Exercise details: Retype the data exactly, from its first line to the line containing "import seaborn as sns", including both, and skip any picture.

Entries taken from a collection

########################################

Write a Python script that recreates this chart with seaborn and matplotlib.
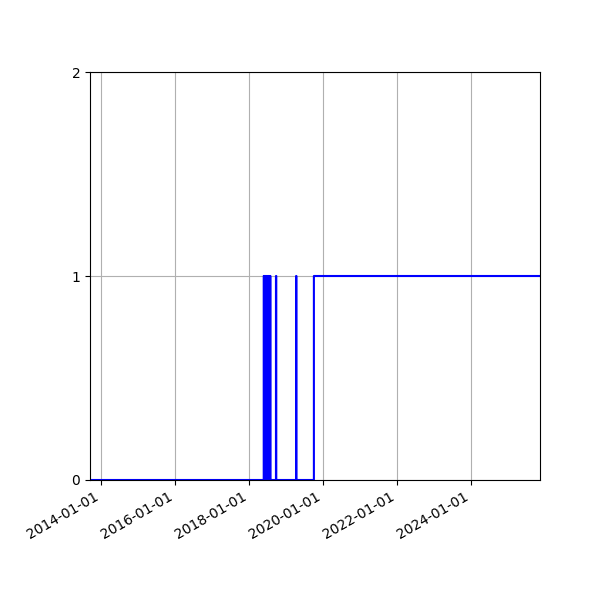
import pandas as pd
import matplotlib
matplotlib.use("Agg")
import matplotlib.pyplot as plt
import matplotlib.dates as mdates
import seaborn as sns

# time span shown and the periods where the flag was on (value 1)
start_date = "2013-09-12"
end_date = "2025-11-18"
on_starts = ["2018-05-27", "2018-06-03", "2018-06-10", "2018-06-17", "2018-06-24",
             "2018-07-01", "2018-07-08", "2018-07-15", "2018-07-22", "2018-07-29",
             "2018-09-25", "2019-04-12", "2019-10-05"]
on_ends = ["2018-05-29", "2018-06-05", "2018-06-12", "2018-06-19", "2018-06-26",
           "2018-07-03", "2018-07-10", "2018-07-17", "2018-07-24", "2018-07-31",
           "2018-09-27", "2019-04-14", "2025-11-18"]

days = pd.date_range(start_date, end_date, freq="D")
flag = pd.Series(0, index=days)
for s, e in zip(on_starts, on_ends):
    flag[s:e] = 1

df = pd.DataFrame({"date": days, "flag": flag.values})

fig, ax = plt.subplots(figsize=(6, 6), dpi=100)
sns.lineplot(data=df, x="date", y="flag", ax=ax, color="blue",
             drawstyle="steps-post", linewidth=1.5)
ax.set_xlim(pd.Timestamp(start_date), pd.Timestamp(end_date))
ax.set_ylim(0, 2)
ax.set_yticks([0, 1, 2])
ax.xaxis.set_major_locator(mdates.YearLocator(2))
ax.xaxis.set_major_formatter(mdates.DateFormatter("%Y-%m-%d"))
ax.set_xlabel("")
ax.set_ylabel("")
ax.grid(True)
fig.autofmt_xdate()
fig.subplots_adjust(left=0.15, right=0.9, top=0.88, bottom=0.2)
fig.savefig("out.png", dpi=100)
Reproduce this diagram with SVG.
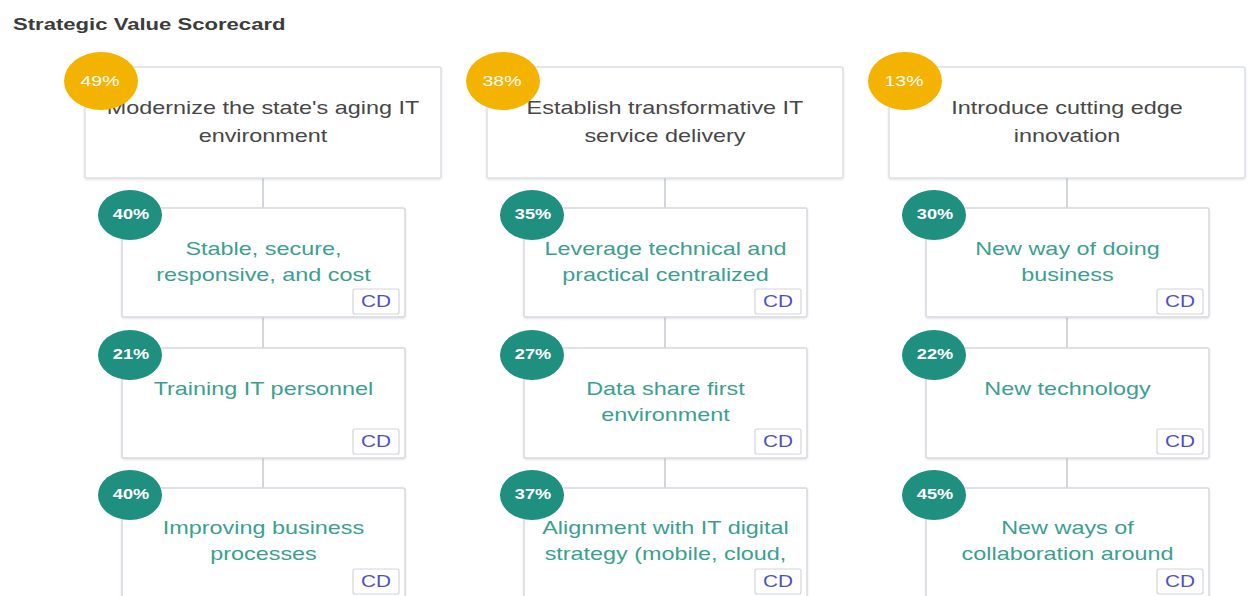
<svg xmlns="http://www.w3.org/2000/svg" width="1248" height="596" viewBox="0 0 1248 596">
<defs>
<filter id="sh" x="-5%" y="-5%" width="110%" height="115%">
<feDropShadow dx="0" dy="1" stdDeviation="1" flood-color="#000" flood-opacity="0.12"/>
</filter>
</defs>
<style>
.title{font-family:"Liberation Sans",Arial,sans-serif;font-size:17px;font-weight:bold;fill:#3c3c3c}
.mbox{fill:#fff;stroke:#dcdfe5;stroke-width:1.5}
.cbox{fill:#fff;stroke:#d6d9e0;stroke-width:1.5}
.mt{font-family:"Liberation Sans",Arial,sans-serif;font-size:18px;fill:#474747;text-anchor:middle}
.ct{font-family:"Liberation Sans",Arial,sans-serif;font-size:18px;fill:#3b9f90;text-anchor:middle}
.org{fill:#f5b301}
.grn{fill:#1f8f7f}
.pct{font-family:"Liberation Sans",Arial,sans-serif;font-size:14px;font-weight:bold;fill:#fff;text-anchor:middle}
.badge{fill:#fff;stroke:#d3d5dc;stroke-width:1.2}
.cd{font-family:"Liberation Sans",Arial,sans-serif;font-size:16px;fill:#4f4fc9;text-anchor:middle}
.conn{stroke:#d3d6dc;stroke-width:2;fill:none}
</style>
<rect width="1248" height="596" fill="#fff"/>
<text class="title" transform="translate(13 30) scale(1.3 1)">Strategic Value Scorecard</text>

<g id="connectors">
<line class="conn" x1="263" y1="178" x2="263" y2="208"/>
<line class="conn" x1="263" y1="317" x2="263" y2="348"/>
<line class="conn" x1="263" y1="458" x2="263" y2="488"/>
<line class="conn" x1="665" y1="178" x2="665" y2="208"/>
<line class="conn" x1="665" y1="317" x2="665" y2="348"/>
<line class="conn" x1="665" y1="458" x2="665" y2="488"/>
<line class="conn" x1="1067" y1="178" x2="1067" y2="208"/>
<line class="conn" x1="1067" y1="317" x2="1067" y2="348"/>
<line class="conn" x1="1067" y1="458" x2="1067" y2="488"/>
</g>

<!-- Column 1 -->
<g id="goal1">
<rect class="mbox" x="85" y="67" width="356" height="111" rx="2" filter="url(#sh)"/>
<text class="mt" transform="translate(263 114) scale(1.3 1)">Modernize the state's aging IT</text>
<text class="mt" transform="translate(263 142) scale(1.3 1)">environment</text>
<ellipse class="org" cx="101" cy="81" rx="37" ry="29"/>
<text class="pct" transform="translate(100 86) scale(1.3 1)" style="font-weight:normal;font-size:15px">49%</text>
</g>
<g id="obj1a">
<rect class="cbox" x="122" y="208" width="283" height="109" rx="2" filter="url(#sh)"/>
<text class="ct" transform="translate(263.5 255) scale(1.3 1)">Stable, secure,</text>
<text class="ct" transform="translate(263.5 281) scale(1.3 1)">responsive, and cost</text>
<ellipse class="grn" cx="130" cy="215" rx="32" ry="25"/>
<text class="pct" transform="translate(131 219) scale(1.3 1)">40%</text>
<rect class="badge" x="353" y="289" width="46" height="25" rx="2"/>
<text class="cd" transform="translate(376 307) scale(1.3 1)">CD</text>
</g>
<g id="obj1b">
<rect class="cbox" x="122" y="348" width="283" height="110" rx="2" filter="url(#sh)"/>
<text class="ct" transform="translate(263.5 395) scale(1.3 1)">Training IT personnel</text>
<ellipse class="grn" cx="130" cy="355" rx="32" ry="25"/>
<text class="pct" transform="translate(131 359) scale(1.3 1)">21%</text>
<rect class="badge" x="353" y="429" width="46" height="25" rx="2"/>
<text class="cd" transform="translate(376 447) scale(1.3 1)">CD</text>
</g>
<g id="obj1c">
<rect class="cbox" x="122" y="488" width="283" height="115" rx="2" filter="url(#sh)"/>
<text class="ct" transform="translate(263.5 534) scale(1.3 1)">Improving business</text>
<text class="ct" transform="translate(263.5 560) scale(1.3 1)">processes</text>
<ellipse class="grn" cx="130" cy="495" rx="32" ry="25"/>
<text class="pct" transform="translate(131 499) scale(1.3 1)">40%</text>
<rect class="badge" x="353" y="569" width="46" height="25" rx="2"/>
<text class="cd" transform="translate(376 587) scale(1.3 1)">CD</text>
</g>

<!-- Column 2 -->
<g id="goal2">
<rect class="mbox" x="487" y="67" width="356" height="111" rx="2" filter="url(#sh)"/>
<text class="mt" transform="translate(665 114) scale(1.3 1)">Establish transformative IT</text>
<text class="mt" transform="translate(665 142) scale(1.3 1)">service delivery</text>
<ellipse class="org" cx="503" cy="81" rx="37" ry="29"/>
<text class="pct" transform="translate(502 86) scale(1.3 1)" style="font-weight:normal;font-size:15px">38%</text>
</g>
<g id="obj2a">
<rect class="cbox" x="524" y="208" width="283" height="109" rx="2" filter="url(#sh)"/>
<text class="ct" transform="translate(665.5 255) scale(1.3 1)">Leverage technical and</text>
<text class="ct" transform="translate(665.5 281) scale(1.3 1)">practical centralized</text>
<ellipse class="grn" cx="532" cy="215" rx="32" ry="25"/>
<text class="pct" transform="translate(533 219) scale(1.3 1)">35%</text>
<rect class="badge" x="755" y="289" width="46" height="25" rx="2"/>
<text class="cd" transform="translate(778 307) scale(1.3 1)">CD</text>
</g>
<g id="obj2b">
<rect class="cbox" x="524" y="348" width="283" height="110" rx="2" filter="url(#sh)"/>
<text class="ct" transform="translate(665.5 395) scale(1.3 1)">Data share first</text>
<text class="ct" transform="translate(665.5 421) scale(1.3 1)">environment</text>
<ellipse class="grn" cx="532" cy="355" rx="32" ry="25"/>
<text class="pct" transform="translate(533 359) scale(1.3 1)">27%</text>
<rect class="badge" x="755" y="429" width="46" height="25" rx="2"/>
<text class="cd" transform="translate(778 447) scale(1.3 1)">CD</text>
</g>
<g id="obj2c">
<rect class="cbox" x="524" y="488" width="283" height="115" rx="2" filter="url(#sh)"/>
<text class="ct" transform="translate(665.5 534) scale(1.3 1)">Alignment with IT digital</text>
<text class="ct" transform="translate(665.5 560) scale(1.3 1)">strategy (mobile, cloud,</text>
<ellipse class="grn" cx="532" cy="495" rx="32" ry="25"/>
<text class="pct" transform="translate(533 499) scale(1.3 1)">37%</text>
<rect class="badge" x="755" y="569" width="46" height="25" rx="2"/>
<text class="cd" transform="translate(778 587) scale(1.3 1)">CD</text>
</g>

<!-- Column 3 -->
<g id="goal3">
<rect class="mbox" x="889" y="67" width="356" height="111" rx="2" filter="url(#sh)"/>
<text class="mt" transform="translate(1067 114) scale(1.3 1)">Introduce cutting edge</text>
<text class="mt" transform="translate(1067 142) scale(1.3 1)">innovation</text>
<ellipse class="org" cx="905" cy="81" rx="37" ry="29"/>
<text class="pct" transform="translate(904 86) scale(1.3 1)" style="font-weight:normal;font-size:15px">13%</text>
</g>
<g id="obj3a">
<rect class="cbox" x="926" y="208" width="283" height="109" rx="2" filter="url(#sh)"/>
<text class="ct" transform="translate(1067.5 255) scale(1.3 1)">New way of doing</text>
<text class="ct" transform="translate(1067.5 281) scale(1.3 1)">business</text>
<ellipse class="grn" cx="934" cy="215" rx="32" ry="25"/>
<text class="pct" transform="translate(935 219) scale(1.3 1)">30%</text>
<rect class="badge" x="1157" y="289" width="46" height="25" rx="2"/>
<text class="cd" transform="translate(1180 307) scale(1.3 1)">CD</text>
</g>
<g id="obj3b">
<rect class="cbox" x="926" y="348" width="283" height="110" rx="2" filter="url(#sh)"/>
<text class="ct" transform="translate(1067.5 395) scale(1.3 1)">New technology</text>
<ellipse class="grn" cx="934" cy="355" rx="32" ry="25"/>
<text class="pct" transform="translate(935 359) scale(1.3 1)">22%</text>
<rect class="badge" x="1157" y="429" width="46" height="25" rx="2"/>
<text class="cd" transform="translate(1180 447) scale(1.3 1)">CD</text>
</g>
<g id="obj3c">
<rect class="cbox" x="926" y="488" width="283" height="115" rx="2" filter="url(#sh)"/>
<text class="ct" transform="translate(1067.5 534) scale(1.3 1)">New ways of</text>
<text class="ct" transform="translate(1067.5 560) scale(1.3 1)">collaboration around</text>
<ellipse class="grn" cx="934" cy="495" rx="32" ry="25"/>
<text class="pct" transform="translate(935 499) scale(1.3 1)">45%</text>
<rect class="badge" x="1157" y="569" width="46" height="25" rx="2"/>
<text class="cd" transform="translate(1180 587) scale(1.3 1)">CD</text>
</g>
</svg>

########################################

Final answer:
Write a Python script that recreates this chart with seaborn and matplotlib.
import pandas as pd
import matplotlib
matplotlib.use("Agg")
import matplotlib.pyplot as plt
import matplotlib.dates as mdates
import seaborn as sns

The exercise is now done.